→ Exercise instructions: The entries below contain a line with "Convert this chart to matplotlib code." and a line with "plt.rcParams['font.family'] = ['Liberation". Quote exactly those two lines and all lines between them.
....
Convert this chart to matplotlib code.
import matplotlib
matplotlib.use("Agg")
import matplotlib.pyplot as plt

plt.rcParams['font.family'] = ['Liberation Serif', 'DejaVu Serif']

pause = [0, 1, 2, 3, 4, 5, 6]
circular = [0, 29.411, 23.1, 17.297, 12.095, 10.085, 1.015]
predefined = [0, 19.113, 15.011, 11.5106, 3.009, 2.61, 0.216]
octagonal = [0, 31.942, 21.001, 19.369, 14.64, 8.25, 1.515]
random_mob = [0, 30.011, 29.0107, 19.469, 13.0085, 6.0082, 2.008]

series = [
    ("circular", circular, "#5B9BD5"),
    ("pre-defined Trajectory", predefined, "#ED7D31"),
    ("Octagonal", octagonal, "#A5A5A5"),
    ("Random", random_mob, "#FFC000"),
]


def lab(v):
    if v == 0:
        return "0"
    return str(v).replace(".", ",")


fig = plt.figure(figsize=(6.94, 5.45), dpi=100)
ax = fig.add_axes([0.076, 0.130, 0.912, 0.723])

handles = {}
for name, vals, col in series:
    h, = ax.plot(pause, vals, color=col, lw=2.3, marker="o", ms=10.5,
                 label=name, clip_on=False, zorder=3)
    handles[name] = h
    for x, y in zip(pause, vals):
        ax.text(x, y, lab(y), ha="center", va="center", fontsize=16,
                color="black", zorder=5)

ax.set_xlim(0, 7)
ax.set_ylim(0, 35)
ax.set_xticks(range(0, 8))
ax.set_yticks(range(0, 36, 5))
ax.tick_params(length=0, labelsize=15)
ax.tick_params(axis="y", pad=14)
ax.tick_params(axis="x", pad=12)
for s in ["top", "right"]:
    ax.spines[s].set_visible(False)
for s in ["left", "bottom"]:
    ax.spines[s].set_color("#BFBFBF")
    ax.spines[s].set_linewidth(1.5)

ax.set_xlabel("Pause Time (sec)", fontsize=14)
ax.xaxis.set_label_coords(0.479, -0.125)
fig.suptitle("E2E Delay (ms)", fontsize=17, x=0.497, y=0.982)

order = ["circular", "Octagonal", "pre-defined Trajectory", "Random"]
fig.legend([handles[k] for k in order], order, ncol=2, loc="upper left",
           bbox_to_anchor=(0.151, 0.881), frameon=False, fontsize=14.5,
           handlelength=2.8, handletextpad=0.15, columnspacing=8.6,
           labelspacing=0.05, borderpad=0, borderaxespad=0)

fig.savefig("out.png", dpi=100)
....
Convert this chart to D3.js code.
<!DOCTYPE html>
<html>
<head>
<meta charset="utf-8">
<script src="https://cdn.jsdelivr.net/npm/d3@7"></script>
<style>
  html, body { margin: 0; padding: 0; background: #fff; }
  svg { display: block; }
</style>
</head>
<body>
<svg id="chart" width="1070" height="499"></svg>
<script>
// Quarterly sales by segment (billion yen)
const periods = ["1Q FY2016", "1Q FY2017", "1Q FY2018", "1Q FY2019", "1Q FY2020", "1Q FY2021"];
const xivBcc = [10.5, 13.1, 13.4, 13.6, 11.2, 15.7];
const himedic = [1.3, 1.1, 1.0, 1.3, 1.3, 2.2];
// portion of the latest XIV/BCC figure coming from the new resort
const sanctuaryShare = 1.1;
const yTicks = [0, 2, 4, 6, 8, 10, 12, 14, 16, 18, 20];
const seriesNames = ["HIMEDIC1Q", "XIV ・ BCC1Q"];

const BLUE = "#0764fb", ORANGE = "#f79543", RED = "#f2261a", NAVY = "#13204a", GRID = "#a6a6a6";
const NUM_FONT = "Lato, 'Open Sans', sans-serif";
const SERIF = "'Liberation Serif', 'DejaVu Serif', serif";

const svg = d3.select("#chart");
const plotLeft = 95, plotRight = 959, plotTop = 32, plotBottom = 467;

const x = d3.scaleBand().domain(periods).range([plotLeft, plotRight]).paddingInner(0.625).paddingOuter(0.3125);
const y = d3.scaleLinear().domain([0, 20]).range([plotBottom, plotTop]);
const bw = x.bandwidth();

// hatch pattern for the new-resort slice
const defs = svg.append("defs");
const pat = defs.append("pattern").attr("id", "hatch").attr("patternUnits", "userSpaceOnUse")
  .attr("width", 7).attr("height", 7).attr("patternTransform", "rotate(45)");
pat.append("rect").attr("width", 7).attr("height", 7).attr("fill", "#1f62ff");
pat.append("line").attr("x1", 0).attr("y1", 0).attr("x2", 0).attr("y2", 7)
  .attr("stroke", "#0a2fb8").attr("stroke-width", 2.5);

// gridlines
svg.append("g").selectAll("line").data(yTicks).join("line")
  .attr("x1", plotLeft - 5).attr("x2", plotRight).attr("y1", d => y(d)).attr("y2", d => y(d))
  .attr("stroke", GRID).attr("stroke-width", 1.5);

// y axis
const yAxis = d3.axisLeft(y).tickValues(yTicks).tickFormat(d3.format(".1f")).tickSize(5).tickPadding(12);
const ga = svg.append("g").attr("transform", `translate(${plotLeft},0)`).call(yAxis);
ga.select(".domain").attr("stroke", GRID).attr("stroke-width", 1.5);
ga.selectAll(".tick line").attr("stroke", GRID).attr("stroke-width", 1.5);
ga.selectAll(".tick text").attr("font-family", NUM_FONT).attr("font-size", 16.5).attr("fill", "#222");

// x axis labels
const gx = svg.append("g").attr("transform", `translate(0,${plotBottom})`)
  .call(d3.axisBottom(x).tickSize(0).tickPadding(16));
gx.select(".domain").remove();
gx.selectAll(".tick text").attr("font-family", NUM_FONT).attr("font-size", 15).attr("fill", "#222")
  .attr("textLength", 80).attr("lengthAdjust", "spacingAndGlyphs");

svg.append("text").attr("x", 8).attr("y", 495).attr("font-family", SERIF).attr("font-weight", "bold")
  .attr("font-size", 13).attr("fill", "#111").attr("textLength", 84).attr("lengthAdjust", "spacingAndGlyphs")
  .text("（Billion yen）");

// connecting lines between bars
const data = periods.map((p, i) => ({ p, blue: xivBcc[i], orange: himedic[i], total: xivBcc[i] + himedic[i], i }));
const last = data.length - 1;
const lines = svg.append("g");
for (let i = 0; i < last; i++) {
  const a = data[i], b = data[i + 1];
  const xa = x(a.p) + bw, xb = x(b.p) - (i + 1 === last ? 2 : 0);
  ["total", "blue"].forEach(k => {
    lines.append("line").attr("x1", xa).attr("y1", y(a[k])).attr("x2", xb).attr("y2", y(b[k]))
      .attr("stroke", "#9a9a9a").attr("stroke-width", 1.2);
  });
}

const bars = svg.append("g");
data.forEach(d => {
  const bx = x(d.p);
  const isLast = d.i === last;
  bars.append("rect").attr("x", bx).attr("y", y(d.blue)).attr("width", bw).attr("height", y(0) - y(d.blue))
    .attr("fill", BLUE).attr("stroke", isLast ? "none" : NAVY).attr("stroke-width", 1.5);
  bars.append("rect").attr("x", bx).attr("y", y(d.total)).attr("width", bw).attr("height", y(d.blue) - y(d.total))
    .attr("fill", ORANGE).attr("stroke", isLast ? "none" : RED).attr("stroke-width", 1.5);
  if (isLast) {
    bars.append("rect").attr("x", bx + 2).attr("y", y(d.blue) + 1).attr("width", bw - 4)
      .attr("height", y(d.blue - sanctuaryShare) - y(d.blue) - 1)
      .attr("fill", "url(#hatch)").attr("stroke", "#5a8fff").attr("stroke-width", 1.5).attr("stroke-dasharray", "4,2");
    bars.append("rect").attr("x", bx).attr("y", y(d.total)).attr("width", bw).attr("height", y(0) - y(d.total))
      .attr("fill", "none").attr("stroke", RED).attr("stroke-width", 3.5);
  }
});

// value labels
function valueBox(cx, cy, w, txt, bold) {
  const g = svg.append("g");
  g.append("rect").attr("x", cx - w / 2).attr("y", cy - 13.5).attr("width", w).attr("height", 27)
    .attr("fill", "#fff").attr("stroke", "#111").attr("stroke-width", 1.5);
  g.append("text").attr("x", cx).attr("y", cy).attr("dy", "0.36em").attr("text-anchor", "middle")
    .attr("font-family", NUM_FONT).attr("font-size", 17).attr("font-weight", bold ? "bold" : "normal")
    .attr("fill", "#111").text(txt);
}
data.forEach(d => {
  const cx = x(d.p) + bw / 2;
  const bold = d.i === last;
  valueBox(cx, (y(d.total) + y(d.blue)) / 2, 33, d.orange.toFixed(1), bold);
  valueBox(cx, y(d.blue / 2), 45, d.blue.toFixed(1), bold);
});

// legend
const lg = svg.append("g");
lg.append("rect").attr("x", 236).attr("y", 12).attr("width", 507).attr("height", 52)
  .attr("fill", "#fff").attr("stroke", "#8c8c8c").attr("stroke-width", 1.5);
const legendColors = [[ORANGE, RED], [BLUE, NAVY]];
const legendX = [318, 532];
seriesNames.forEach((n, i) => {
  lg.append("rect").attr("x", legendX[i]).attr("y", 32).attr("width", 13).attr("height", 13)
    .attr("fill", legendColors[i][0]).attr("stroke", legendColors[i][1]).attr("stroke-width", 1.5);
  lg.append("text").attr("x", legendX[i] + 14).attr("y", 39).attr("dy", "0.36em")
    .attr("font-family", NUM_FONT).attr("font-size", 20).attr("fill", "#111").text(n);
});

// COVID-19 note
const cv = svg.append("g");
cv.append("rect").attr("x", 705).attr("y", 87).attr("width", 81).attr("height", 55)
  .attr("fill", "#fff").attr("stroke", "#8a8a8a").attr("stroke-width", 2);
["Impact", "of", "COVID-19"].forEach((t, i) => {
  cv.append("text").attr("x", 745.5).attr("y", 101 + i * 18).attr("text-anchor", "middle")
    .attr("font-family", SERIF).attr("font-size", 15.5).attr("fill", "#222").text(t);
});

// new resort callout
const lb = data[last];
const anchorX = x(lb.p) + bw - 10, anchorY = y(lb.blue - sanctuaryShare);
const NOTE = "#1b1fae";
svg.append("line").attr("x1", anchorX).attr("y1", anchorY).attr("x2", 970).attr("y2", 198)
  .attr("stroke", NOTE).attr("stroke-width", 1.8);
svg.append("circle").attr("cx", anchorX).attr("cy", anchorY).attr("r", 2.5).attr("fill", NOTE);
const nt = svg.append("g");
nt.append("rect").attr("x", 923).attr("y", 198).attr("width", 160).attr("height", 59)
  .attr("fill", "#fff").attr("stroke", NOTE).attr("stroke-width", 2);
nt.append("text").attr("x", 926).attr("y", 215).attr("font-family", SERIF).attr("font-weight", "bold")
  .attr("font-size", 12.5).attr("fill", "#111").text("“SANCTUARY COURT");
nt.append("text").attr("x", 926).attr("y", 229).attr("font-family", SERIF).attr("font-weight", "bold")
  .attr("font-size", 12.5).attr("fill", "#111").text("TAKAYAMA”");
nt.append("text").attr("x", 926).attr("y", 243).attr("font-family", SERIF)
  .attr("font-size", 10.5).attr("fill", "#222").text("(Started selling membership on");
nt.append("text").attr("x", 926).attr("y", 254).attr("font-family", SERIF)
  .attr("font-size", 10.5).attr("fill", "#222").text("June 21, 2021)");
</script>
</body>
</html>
....
→ Task answer:
Convert this chart to matplotlib code.
import matplotlib
matplotlib.use("Agg")
import matplotlib.pyplot as plt

plt.rcParams['font.family'] = ['Liberation Serif', 'DejaVu Serif']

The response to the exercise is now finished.